Location
- Camaligan, Camarines Sur Philippines
- Coordinates: 13°37′15″N 123°09′56″E﻿ / ﻿13.620845°N 123.165567°E

Information
- Former name: Sto. Tomas National High School (1979-2013)
- Type: Public
- Established: 1 July 1979
- Founder: Barangay Council of Sto. Tomas, Camaligan, Camarines Sur
- School district: Camaligan District
- Oversight: Department of Education
- School code: 302052
- Officer in charge: Marilou R. Abias
- Grades: 7 to 12
- Enrollment: 2,067 (S/Y 2017-2018)
- Language: English Filipino Bikol
- Campus: San Jose-San Pablo, Camaligan, Camarines Sur (JHS) Dugcal, Camaligan, Camarines Sur (SHS)
- Colors: Blue and White
- Song: "CNHS Hymn"
- Athletics: Palarong Panlalawigan, Palarong Bicol, Palarong Pambansa
- Sports: Basketball Volleyball Sepak Takraw Chess Badminton Dancesport
- Publication: Tomasian Bulletin (English) Ang Batyaw (Filipino)
- Affiliation: Division of Camarines Sur
- Website: wix.com

= Camaligan National High School =

Public high school in Camarines Sur, Philippines

Camaligan National High School (Pambansang Mataas na Paaralan ng Camaligan), or simply CNHS, is a public high school in Camaligan, Camarines Sur, Philippines.
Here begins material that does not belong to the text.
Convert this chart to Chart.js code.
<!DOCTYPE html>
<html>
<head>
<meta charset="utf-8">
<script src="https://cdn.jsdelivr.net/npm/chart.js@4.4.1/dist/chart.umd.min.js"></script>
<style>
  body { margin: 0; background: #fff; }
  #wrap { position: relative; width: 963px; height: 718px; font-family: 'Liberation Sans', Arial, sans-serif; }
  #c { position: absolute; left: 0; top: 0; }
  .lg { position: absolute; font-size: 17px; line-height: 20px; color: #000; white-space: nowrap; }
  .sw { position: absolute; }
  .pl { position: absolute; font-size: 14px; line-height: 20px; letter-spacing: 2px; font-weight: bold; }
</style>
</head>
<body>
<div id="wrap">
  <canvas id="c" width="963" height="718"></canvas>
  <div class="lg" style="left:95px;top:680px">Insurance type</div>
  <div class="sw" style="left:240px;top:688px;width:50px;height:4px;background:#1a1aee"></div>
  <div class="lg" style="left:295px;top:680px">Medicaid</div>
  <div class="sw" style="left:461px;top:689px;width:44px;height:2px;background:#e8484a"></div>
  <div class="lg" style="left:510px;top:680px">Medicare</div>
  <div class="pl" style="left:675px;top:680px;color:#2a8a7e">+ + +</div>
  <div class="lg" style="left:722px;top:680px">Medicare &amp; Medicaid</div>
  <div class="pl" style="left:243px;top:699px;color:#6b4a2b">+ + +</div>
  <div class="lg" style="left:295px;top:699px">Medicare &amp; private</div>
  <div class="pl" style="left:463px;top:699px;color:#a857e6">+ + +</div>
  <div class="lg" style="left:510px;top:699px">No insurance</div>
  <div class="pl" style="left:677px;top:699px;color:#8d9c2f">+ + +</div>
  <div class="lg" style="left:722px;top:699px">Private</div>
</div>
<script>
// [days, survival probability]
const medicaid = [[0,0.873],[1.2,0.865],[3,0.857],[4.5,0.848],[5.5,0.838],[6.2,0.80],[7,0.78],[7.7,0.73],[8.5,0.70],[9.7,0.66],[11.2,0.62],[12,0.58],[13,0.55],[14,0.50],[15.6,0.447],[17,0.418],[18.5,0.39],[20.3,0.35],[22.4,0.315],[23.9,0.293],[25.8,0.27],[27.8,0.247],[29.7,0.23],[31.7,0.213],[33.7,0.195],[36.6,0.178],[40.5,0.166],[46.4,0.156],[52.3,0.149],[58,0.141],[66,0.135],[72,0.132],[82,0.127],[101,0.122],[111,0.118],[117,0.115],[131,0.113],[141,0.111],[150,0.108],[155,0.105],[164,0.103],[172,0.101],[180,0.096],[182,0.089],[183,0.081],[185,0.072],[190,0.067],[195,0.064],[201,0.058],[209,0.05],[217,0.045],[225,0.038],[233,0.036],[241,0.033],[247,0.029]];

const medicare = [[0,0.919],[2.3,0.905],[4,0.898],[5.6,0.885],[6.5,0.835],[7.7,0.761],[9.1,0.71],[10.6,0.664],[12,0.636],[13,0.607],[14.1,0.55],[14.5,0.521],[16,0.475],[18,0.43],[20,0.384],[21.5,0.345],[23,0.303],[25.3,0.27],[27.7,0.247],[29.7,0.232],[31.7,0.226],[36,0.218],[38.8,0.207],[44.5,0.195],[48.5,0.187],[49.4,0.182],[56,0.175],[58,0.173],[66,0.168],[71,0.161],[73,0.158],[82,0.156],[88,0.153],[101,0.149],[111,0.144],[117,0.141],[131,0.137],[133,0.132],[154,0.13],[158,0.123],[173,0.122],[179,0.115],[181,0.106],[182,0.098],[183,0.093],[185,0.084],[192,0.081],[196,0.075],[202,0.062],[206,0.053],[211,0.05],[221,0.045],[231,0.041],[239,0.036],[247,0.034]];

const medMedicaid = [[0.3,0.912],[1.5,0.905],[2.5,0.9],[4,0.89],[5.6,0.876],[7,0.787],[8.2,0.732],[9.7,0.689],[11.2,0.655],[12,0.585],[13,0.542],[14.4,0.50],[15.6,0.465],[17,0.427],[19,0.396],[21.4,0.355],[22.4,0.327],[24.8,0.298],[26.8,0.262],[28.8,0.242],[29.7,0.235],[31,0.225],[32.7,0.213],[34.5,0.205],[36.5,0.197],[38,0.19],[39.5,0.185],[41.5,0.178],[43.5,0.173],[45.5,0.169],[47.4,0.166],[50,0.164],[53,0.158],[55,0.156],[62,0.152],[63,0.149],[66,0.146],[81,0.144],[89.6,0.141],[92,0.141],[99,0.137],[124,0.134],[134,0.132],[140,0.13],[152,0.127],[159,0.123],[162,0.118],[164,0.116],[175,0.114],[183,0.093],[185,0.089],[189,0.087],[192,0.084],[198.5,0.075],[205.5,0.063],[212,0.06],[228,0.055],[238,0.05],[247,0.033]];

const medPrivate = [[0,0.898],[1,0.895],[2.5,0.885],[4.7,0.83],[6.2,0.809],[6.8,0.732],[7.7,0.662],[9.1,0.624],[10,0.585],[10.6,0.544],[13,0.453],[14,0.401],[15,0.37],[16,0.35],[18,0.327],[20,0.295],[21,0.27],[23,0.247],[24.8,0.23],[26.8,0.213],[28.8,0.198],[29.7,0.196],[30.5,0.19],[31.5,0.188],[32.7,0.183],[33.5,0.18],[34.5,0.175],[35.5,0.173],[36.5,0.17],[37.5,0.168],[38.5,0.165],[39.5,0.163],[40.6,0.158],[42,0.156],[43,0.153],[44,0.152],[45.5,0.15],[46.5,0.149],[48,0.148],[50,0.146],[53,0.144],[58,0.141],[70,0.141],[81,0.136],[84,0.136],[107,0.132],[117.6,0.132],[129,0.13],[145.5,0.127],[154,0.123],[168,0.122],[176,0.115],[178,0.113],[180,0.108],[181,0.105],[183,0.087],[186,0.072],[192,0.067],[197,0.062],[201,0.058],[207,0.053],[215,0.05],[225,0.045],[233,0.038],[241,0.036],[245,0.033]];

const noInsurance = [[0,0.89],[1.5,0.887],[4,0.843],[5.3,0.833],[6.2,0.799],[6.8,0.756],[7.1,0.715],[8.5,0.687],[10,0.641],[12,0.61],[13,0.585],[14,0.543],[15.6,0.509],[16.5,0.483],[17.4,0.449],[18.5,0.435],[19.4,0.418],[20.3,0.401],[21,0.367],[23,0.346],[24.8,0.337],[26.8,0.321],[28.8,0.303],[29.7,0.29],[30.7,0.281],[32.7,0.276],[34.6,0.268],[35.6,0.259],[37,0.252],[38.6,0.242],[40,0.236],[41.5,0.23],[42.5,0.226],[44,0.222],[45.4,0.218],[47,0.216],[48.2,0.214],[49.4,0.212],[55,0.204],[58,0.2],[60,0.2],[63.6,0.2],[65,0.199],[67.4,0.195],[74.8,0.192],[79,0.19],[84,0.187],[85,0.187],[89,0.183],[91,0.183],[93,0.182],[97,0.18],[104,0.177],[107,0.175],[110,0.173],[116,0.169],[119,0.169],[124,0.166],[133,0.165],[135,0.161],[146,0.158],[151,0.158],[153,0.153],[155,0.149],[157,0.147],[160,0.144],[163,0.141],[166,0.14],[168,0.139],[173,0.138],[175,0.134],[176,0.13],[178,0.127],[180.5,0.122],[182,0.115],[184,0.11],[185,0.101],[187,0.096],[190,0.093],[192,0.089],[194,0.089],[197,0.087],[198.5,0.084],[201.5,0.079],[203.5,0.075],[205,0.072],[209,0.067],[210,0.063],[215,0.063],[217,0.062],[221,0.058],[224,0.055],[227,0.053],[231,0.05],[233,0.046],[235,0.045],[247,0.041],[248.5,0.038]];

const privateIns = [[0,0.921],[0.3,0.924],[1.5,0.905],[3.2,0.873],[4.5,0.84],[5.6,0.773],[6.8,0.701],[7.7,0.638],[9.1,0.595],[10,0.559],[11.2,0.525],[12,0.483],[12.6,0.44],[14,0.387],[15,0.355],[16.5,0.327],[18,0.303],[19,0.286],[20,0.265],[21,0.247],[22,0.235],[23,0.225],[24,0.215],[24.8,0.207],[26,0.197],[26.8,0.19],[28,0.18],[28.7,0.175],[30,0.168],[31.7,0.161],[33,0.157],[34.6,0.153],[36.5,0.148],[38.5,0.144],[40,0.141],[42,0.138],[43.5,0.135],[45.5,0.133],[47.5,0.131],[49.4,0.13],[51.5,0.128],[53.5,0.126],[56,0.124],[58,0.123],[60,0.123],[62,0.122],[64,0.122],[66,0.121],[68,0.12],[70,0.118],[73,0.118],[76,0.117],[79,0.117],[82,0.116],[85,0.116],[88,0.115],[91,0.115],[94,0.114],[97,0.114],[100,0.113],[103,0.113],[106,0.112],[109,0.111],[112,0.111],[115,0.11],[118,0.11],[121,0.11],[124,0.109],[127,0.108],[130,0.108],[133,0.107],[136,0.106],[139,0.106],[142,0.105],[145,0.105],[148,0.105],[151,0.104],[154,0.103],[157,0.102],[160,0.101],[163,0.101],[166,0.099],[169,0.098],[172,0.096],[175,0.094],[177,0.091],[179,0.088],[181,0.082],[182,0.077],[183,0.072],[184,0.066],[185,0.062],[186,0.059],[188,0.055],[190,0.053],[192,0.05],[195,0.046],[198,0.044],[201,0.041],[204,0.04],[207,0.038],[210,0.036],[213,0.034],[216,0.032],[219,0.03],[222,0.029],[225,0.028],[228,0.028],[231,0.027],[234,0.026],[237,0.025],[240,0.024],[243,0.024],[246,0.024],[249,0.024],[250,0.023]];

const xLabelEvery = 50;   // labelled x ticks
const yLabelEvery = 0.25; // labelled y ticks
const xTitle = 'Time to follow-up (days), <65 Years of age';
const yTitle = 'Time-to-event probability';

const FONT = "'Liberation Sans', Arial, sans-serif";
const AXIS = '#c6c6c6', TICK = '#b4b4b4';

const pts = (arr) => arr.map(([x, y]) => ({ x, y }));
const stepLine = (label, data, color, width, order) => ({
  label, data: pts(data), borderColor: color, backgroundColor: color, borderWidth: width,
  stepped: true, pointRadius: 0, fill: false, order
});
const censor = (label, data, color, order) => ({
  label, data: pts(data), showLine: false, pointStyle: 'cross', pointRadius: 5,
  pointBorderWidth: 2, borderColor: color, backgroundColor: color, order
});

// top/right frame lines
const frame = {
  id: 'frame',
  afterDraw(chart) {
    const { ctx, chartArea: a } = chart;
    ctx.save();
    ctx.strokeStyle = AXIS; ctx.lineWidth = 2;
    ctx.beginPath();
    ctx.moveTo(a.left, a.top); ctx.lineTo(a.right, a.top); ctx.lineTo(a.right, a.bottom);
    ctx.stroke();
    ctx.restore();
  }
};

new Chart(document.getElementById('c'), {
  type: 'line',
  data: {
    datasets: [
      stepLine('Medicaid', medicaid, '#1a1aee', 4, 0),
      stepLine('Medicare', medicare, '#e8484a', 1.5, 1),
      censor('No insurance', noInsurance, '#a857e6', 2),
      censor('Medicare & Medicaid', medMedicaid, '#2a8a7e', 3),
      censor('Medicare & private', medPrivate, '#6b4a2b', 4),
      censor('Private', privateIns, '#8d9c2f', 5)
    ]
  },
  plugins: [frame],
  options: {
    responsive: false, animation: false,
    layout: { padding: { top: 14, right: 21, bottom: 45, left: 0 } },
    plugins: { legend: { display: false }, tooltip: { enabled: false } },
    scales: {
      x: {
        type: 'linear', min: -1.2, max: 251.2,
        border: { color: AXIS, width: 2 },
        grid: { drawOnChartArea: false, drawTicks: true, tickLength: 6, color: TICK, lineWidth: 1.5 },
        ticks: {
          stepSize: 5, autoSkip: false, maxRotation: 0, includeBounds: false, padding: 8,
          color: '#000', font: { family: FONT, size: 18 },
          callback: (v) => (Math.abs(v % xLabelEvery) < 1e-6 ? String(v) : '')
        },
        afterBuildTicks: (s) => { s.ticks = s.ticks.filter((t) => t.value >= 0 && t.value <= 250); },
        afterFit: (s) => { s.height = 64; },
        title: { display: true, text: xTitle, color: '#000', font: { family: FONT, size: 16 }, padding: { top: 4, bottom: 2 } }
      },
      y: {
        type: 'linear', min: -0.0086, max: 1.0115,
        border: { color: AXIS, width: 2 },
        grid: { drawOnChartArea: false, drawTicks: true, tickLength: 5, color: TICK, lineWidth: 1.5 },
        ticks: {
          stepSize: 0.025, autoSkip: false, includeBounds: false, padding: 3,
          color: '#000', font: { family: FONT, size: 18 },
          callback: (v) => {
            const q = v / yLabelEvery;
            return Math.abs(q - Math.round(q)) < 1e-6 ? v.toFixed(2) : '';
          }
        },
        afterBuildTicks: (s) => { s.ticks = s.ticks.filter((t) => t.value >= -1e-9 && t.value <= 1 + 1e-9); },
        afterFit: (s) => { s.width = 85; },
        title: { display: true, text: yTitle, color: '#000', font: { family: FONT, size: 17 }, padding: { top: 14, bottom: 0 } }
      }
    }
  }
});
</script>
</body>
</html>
It serves the people of the thirteen barangays of the town, its neighboring municipalities Gainza and Canaman, and the City of Naga.

Formerly known as Sto. Tomas National High School, it was established in 1979 through the efforts of the Barangay Council of Sto. Tomas. In 2013, the school was renamed since it is the only existing high school established inside the municipality.

==History==
The school was conceived through the efforts of the Barangay Council of Sto. Tomas, Camaligan, Camarines Sur headed by the former Barangay Chairman Andres Servidad on 1 April 1979. A proposal was made and all of the barangay chairmen of Camaligan were informed about the plan.

On the last week of May 1979, a meeting at the municipal hall was called for the finalization the opening of the school, being attended by Henry Aguire (Human Settlement Officer), Olap Benosa (District Supervisor), Godolfredo N. Cordial (Camaligan Central School Principal), Dalmacio A. Aurellano (Municipal Mayor), Roger P. Cariño (Municipal Councilor), Ramon Caceres (Municipal Treasurer), other municipal, barangay and school officials, and the present 58 enrollees. The school officially opened on 1 July 1979 as Sto. Tomas High School.

In 2012, the school adopted the K-12 Curriculum in response to the Enhanced Basic Education Act signed by President Benigno Aquino III.

In 2013, the school has been renamed to Camaligan National High School due to it being the only existing high school in town.

==School Hymn==
The Camaligan National High School Hymn (originally Sto. Tomas National High School Hymn), or simply CNHS Hymn, is the official school hymn. It was written by Lilian P. Sanglay and Nancy D. Olaño, and its music was arranged by Venrich Kenosis Hermogeno.

The hymn was launched in March 2013, being performed by the school choir. It is both in English and in Bikol languages.

==Supreme Students Government==
The CNHS Supreme Students Government (CNHS-SSG), is the highest governing body of the entire studentry of the school. It is headed by the president, together with his/her subordinates, who were elected by the whole student population of the school.

==School Publications==
Tomasian Bulletin is the official school English publication. In 2005, Ang Batyaw, the school's official Filipino publication, was launched.

Due to the renaming of the school in 2013, proposals on changing the name of the English publication had been raised.